### Requirements
Your output must consist solely of the lines from the "Generate a Python" line through the "RIGHT = W +" line, exactly as written, without images.

### Data
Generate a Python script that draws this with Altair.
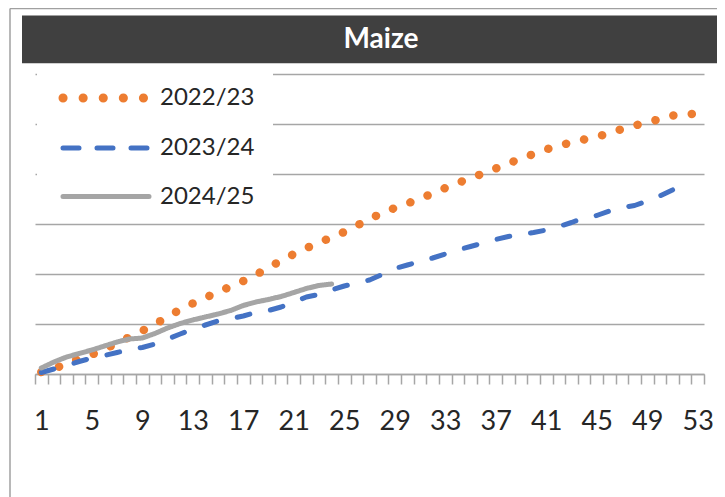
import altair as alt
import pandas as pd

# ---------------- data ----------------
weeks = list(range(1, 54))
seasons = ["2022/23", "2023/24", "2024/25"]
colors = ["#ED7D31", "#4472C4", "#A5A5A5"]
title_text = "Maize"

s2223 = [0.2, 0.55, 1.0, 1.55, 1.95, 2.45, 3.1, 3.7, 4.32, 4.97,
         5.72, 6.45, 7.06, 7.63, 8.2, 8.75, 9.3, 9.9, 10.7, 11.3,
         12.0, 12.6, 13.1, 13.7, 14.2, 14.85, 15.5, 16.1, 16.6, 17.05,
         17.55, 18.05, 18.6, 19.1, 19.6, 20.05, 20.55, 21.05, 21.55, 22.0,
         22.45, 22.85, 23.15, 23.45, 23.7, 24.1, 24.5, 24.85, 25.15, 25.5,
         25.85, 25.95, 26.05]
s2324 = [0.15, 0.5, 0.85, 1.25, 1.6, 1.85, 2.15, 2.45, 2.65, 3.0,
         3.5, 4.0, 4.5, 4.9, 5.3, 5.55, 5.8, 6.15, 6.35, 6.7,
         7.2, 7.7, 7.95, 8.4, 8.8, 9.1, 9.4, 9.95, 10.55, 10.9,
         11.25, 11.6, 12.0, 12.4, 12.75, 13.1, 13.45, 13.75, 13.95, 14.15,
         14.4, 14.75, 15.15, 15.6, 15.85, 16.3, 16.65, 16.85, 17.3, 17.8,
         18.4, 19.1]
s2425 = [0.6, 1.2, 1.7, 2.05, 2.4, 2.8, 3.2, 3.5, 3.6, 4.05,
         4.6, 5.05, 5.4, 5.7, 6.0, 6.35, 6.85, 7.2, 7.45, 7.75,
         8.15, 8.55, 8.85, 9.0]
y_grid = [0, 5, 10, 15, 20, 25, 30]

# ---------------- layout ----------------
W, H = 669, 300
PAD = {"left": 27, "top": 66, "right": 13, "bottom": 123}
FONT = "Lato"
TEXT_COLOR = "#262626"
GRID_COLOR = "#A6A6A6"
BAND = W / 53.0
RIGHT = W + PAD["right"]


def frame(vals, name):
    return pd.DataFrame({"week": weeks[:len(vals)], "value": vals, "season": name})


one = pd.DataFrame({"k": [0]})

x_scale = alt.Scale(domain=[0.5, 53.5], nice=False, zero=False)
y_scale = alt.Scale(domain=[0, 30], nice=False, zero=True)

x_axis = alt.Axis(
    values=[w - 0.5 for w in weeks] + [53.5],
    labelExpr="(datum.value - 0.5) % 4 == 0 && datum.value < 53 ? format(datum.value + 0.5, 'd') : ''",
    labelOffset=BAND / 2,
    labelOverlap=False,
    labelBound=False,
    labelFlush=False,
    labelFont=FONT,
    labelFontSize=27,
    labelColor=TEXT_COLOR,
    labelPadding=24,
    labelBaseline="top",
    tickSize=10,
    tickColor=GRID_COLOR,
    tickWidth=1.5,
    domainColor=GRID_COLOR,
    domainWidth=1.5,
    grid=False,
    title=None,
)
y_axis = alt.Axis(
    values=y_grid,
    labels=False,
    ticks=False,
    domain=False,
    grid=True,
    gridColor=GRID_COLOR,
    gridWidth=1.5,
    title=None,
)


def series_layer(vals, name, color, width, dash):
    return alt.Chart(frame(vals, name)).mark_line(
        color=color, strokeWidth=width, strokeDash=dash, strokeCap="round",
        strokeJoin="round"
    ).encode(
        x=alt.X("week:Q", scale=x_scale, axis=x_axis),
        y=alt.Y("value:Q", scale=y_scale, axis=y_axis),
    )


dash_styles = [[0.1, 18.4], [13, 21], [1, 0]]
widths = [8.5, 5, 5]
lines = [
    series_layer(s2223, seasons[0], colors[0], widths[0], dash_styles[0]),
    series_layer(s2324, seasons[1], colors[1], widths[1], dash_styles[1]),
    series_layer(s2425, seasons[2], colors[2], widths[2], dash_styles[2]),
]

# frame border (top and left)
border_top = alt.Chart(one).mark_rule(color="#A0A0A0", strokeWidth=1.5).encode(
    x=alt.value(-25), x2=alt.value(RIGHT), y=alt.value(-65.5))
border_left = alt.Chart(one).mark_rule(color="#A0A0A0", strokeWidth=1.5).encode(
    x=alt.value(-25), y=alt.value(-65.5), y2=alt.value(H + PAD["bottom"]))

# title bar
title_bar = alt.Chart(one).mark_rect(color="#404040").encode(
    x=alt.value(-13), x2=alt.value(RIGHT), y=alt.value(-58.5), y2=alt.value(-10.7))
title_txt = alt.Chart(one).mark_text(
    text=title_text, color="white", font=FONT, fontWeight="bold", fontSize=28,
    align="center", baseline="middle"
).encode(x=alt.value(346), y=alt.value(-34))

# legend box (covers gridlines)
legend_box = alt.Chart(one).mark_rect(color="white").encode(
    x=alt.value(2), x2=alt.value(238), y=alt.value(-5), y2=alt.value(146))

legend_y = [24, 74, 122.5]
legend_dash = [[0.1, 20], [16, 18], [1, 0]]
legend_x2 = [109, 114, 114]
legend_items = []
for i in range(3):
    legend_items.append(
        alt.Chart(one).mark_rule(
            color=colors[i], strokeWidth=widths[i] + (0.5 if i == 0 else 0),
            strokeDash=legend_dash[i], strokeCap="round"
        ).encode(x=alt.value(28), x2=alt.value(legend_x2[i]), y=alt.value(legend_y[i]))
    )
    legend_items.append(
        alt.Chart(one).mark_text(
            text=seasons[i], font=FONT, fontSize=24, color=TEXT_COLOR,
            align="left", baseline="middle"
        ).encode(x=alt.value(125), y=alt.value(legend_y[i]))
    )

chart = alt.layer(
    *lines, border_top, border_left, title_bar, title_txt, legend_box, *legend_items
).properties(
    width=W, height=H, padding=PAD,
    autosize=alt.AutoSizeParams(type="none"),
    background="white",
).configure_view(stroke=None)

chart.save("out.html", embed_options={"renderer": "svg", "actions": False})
* * *
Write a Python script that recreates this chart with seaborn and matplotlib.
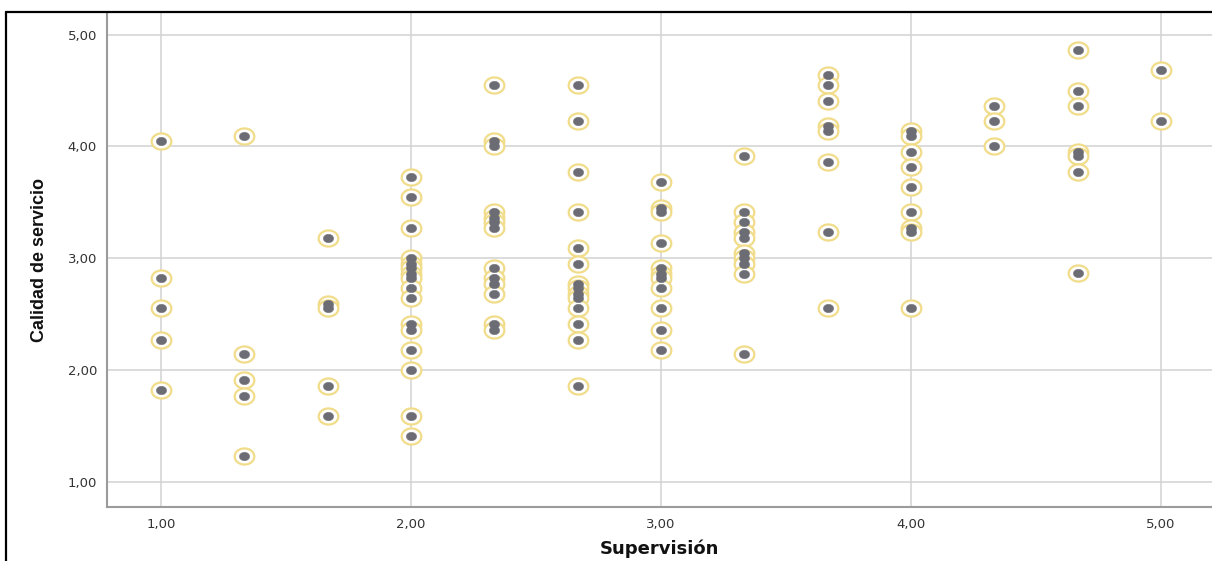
==
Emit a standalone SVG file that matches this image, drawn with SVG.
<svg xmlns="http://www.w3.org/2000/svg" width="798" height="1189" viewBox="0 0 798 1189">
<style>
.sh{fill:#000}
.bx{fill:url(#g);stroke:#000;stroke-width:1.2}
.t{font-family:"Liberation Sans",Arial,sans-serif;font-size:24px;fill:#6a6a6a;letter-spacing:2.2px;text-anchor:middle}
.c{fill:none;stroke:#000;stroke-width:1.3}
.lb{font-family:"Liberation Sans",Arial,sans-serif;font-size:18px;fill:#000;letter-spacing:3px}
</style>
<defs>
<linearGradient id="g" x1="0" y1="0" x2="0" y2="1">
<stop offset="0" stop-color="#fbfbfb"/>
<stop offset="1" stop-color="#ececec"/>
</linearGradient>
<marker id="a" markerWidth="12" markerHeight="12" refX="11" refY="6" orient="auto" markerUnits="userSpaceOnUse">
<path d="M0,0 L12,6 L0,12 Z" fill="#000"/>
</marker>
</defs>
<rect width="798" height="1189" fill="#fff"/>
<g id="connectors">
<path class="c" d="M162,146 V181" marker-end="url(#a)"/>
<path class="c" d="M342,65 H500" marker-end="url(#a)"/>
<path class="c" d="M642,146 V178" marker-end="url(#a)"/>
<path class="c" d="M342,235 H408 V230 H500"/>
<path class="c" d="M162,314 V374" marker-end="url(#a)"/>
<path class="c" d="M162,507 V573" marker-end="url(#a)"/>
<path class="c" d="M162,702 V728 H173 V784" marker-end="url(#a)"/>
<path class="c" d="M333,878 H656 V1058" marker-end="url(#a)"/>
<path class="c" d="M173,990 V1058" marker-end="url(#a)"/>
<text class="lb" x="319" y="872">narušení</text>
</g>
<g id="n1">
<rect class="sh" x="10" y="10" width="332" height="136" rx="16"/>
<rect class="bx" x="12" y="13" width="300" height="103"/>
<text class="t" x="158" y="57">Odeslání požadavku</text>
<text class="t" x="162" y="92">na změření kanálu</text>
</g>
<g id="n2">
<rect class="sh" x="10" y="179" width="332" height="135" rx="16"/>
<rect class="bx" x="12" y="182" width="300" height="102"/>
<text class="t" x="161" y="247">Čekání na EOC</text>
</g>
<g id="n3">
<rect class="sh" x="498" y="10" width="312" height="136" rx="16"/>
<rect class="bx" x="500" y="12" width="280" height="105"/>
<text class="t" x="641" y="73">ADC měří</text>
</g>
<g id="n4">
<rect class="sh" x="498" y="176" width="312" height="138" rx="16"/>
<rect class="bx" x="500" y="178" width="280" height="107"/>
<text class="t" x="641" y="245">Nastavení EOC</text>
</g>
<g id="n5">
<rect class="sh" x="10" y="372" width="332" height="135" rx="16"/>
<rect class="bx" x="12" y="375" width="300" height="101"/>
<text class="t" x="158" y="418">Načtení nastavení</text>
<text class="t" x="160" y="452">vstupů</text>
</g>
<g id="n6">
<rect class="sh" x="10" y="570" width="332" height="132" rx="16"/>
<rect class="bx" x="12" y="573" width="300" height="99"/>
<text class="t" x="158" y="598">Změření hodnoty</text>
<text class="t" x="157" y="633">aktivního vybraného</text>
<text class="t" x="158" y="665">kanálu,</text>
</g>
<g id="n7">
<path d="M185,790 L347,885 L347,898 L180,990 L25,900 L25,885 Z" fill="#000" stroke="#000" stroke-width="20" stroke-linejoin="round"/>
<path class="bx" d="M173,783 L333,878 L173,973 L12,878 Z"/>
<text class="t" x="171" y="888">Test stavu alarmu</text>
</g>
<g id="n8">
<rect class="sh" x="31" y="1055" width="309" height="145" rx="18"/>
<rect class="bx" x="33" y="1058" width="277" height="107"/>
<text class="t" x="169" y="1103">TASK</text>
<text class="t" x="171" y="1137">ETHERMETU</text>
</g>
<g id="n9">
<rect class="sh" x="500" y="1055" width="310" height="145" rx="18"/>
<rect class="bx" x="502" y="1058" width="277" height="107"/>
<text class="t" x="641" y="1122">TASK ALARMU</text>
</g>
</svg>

### Result of the task
Generate a Python script that draws this with Altair.
import altair as alt
import pandas as pd

# ---------------- data ----------------
weeks = list(range(1, 54))
seasons = ["2022/23", "2023/24", "2024/25"]
colors = ["#ED7D31", "#4472C4", "#A5A5A5"]
title_text = "Maize"

s2223 = [0.2, 0.55, 1.0, 1.55, 1.95, 2.45, 3.1, 3.7, 4.32, 4.97,
         5.72, 6.45, 7.06, 7.63, 8.2, 8.75, 9.3, 9.9, 10.7, 11.3,
         12.0, 12.6, 13.1, 13.7, 14.2, 14.85, 15.5, 16.1, 16.6, 17.05,
         17.55, 18.05, 18.6, 19.1, 19.6, 20.05, 20.55, 21.05, 21.55, 22.0,
         22.45, 22.85, 23.15, 23.45, 23.7, 24.1, 24.5, 24.85, 25.15, 25.5,
         25.85, 25.95, 26.05]
s2324 = [0.15, 0.5, 0.85, 1.25, 1.6, 1.85, 2.15, 2.45, 2.65, 3.0,
         3.5, 4.0, 4.5, 4.9, 5.3, 5.55, 5.8, 6.15, 6.35, 6.7,
         7.2, 7.7, 7.95, 8.4, 8.8, 9.1, 9.4, 9.95, 10.55, 10.9,
         11.25, 11.6, 12.0, 12.4, 12.75, 13.1, 13.45, 13.75, 13.95, 14.15,
         14.4, 14.75, 15.15, 15.6, 15.85, 16.3, 16.65, 16.85, 17.3, 17.8,
         18.4, 19.1]
s2425 = [0.6, 1.2, 1.7, 2.05, 2.4, 2.8, 3.2, 3.5, 3.6, 4.05,
         4.6, 5.05, 5.4, 5.7, 6.0, 6.35, 6.85, 7.2, 7.45, 7.75,
         8.15, 8.55, 8.85, 9.0]
y_grid = [0, 5, 10, 15, 20, 25, 30]

# ---------------- layout ----------------
W, H = 669, 300
PAD = {"left": 27, "top": 66, "right": 13, "bottom": 123}
FONT = "Lato"
TEXT_COLOR = "#262626"
GRID_COLOR = "#A6A6A6"
BAND = W / 53.0
RIGHT = W + PAD["right"]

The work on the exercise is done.